Sursis pour séquestration et torture

En janvier 2001, les proches de Hakan Kaplan vengeaient son assassinat en se faisant justice. Ils écopent de cinq ans... avec sursis!

Gisèle MARÉCHAL

Cinq ans avec sursis pour ce qui excède la préventive subie six mois à l'encontre de huit prévenus de séquestration arbitraire et tortures. Voilà leur peine. Leur procès s'est clôturé ce jeudi devant le tribunal de première instance de Mons. À moins d'un appel, ce procès met un terme judiciaire définitif au drame de la disparition de Hakan Kaplan, fin janvier 2001.
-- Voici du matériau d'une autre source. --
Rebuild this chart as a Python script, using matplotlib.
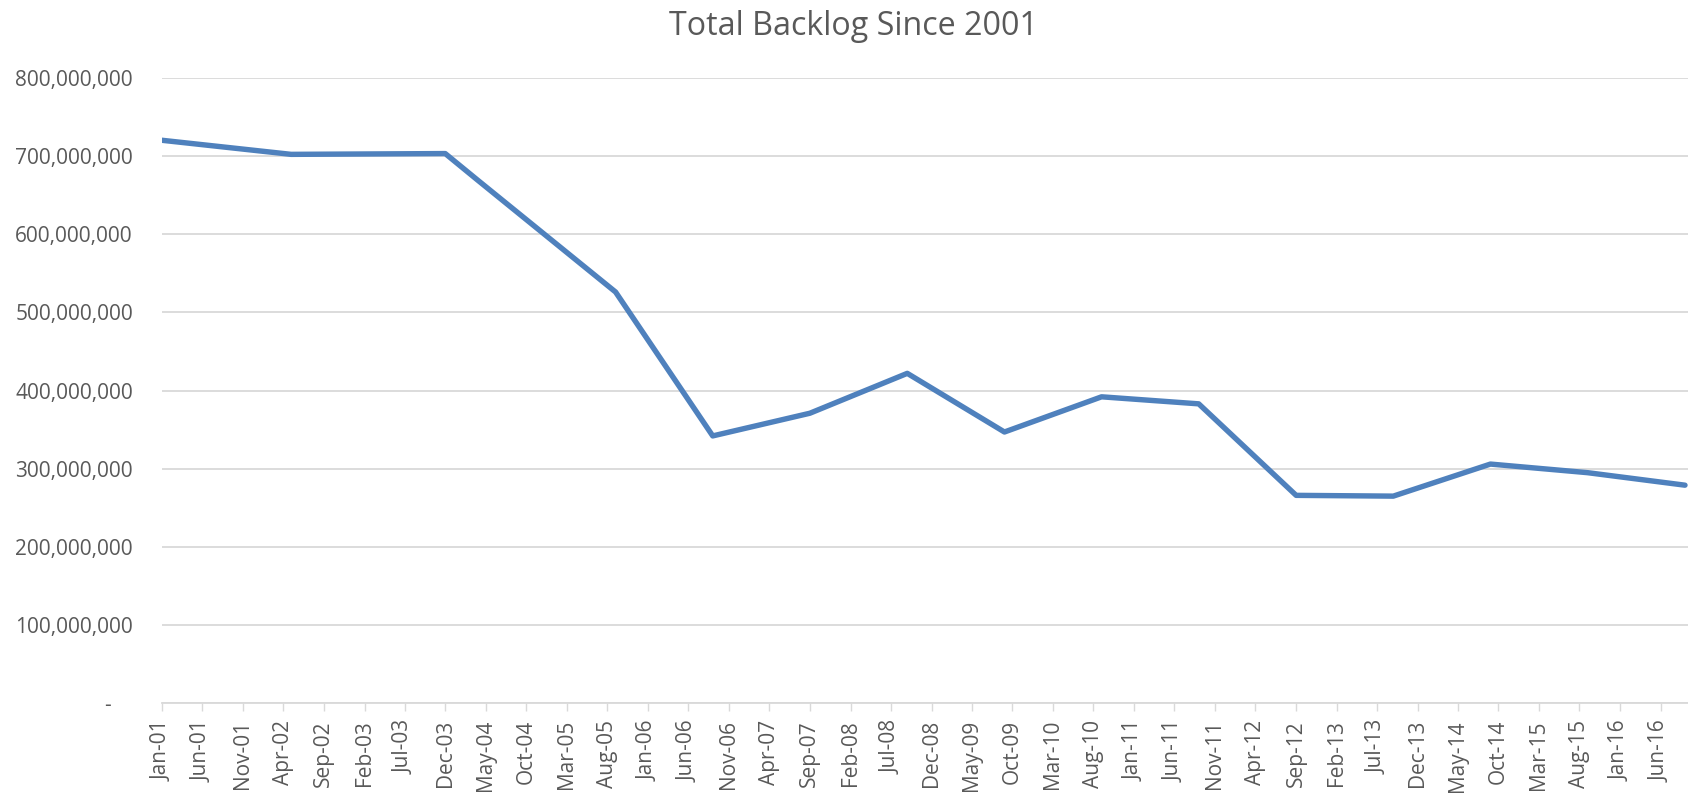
import matplotlib
matplotlib.use('Agg')
import matplotlib.pyplot as plt
import matplotlib.dates as mdates
import matplotlib.ticker as mticker
import pandas as pd

# Data (fiscal year points, mostly September)
dates = ['2001-01', '2002-05', '2003-12', '2004-04', '2005-09', '2006-09',
         '2007-09', '2008-09', '2009-09', '2010-09', '2011-09', '2012-09',
         '2013-09', '2014-09', '2015-09', '2016-09']
backlog = [720e6, 702e6, 703e6, 669e6, 526e6, 342e6,
           371e6, 422e6, 347e6, 392e6, 383e6, 266e6,
           265e6, 306e6, 295e6, 279e6]

title = 'Total Backlog Since 2001'
y_ticks = [0, 100e6, 200e6, 300e6, 400e6, 500e6, 600e6, 700e6, 800e6]

x = pd.to_datetime(dates)
tick_dates = pd.date_range('2001-01-01', '2016-06-01', freq='5MS')

text_gray = '#595959'
grid_gray = '#d9d9d9'

fig = plt.figure(figsize=(16.88, 7.93), dpi=100)
ax = fig.add_axes([0.096, 0.113, 0.906, 0.789])

ax.plot(x, backlog, color='#4f81bd', linewidth=3.9,
        solid_capstyle='round', solid_joinstyle='round', zorder=3)

ax.set_xlim(pd.Timestamp('2001-01-01'), pd.Timestamp('2016-09-25'))
ax.set_ylim(0, 800e6)

ax.set_yticks(y_ticks)
def fmt(v, pos):
    if v == 0:
        return '-    '
    return f'{v:,.0f}'
ax.yaxis.set_major_formatter(mticker.FuncFormatter(fmt))
ax.grid(axis='y', color=grid_gray, linewidth=1.3, zorder=0)
ax.tick_params(axis='y', length=0, pad=21, labelsize=15, labelcolor=text_gray)
for lab in ax.get_yticklabels():
    lab.set_family('Open Sans')

ax.set_xticks(tick_dates)
ax.xaxis.set_major_formatter(mdates.DateFormatter('%b-%y'))
ax.tick_params(axis='x', length=6, width=1, color=grid_gray, pad=6,
               labelsize=15, labelcolor=text_gray, labelrotation=90)
for lab in ax.get_xticklabels():
    lab.set_family('Open Sans')

for s in ['top', 'right', 'left']:
    ax.spines[s].set_visible(False)
ax.spines['bottom'].set_color(grid_gray)
ax.spines['bottom'].set_linewidth(1.3)

fig.text(0.5053, 0.956, title, ha='center', va='baseline', fontsize=23.2,
         color=text_gray, family='Open Sans')

fig.savefig('out.png', dpi=100)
Bruxellois d'origine, Hakan Kaplan vivait à Lessines de petits vols qu'il perpétrait en compagnie d'une bande dirigée par Thierry Dumont. Lorsqu'il disparut, fin janvier 2001, ses proches (et surtout sa famille) eurent de bonnes raisons de croire que la bande de voleurs de Lessines y était pour quelque chose. Les Kaplan de Bruxelles organisèrent leur justice privée personnelle : ils mirent sur pied une expédition punitive, afin de retrouver Hakan. Première étape : par l'intermédiaire de la copine de Hakan, ils allèrent chercher Thierry Dumont. Ils l'emmenèrent au bois de Lessines. Ils le ligotèrent, lui brûlèrent le nez à l'aide de briquets ; ils lui lacérèrent les jambes au tournevis... mais Dumont garda le silence.

Les Kaplan firent alors venir Raphaël Marchal. Ils lui exhibèrent le corps inanimé de Dumont : «si tu te tais, tu subiras le même sort». Marchal subit un couteau chaud dans le dos. On tenta de lui couper l'oreille gauche. On lui sauta à pieds joints sur la tête... Enfin, Marchal livra le secret. Il emmena la famille Kaplan dans les campagnes désertes du zoning de Ghlin-Baudour, où gisait le corps sans vie (dépecé) de Hakan Kaplan. C'était le 29 janvier 2001. La police entamait alors l'enquête. Elle a abouti, en novembre 2003, au procès d'assises de Raphaël Marchal : il a écopé de 15 ans de réclusion pour l'assassinat de Hakan Kaplan. Thierry Dumont était le grand absent du procès. Et pour cause : on avait retrouvé son corps en état de décomposition avancée, dans le bois de Lessines, en mai de cette même année.

Restait à sanctionner la justice privée à laquelle s'est livrée la famille Kaplan. Huit prévenus devaient répondre de " séquestration arbitraire avec circonstance aggravante que des traitements inhumains ou des tortures ont été perpétrées ". Suite aux plaidoiries des avocats de la défense, la présidente Mme Galand a scindé la prévention en " séquestration arbitraire " et " tortures ", ce dernier terme étant le degré supérieur des traitements inhumains, infligés à une personne pour obtenir d'elle des renseignements ou des aveux. La torture peut être physique ou morale, infligée au moyen d'instruments ou non. Par exemple, Marchal a été torturé mentalement lorsqu'on lui a exhibé le corps inanimé de Dumont en le menaçant de lui faire subir le même sort.

Aux yeux de Mme Galand, chaque prévenu emporte la même part de responsabilité dans la séquestration doublée de tortures, " prêtant main forte à la capture et à la surveillance des détenus, permettant qu'on utilise leur véhicule, certains accomplissant des supplices, prêtant main forte à des coups portés, assurant l'absence de rébellion des suppliciés, conscients que le nombre de personnes présentes leur interdisait toute réaction efficace, en aggravant le caractère angoissant de la situation, par leur nombre ". Sont donc également responsables, la petite amie de Hakan, qui a accepté d'attirer Dumont et Marchal dans un traquenard ; et le père de Hakan, qui a fourni son aval moral à cette justice privée.